My off-season is quickly coming to an end as my official show prep begins April 1st, 2014.
What does this mean in regards to my training? NOTHING – I still lift as heavy as possible during each workout session. I mentally and physically work towards improving strength and increasing muscle mass. My trainer, Anthony Vorachak, has taught me to be more mentally aggressive going into lifts. I cannot start a lift thinking OH MY GOD THIS IS HEAVY ARE YOU SURE I CAN DO THIS. Physically the work does become harder as my calories and body fat decreases but Anthony helps push me through it.
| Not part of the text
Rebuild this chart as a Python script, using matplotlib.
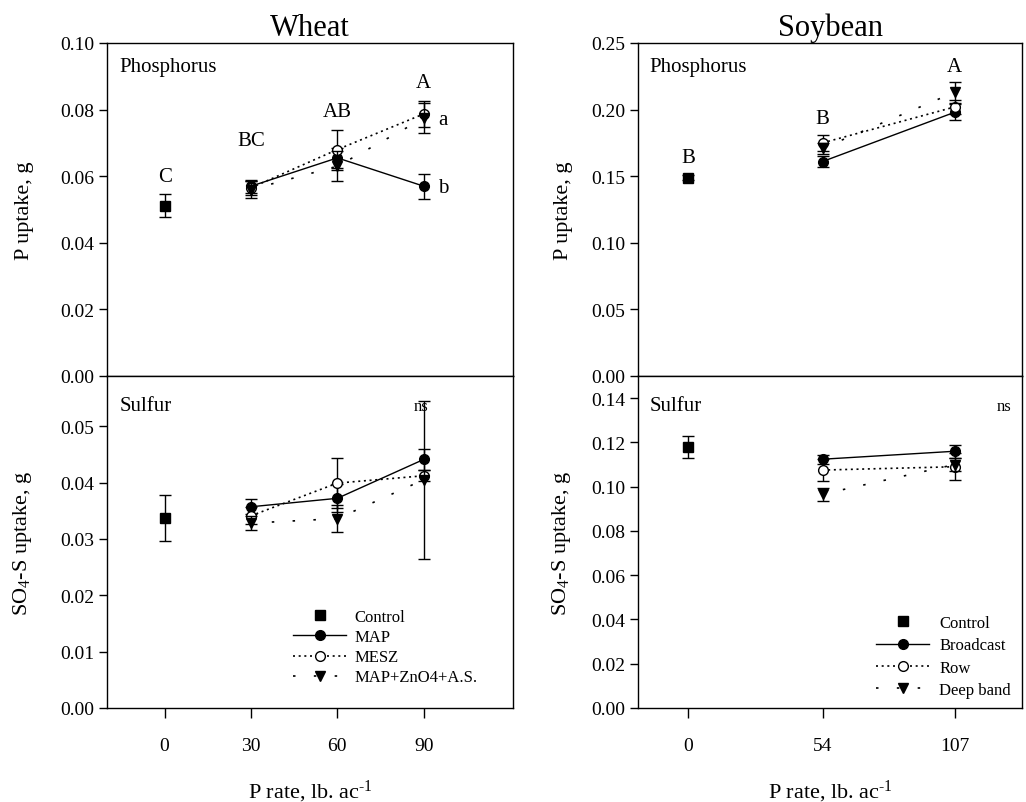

I’ve become a lot stronger during this off-season and am working on becoming a better overall athlete. Anthony has incorporated some Olympic lifting into my program and CrossFit. I train at the River Valley Club and they post a RVC Record Board. During this off-season I’ve taken the records for bench press, back squats, deadlifts, cleans and bench press for reps (75# x 33 reps). I am most proud of my deadlift record. I wanted to get 300# for so long and finally got 305!!
What does this mean for my nutrition? EVERYTHING – I track my macros and am 100% SPOT on with nutrition. EVERYTHING that enters my mouth is weighed, measured and accounted for. The goal here is strip away the fat that I put on my body which was needed to build muscle. I am feeling eager to peel away the layer and see what has been created. I know I worked harder and lifted heavier this off-season so I am very excited to see the results.
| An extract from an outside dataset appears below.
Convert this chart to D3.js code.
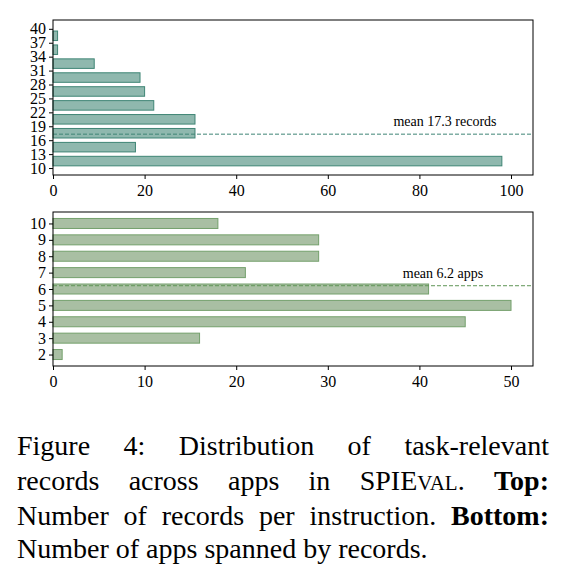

What lesson did I learn this off-season? SEVERAL – I learned the off-season transition is the hardest part of bodybuilding for me. YES – that sounds a bit backwards – but it is true! I love the training/lifting, during show prep I am in the zone, focused and determined. I would never think to waiver from my given macros. During the off-season I remain that driven with my training but my nutrition is not always perfect. My coach, Eric Helms, and I are already strategizing for a better off-season transition in November 2014. Let me share what Eric has taught me in hopes of helping newer competitors. Tracking your macros and sticking to them is just as important in the off-season. This lets your body (metabolism) heal and ensures you don’t put on too much body fat. Reverse dieting is absolutely necessary, slowing increasing your calories back up (check out the link below, it’s another great article by Cliff Wilson). However, you can enjoy a more relaxed approach allowing yourself a little extra here and there as long as you track it. I’ve learned that it doesn’t have to be so black and white and I can enjoy treats and have a drink or two with my family and friends. Bodybuilding is a lifestyle, year round, regardless of what training stage you are in or what season. I think I’ve finally found the happy balance but hope the next transition is easier. As Eric stated “Competitions are won in the off-season”.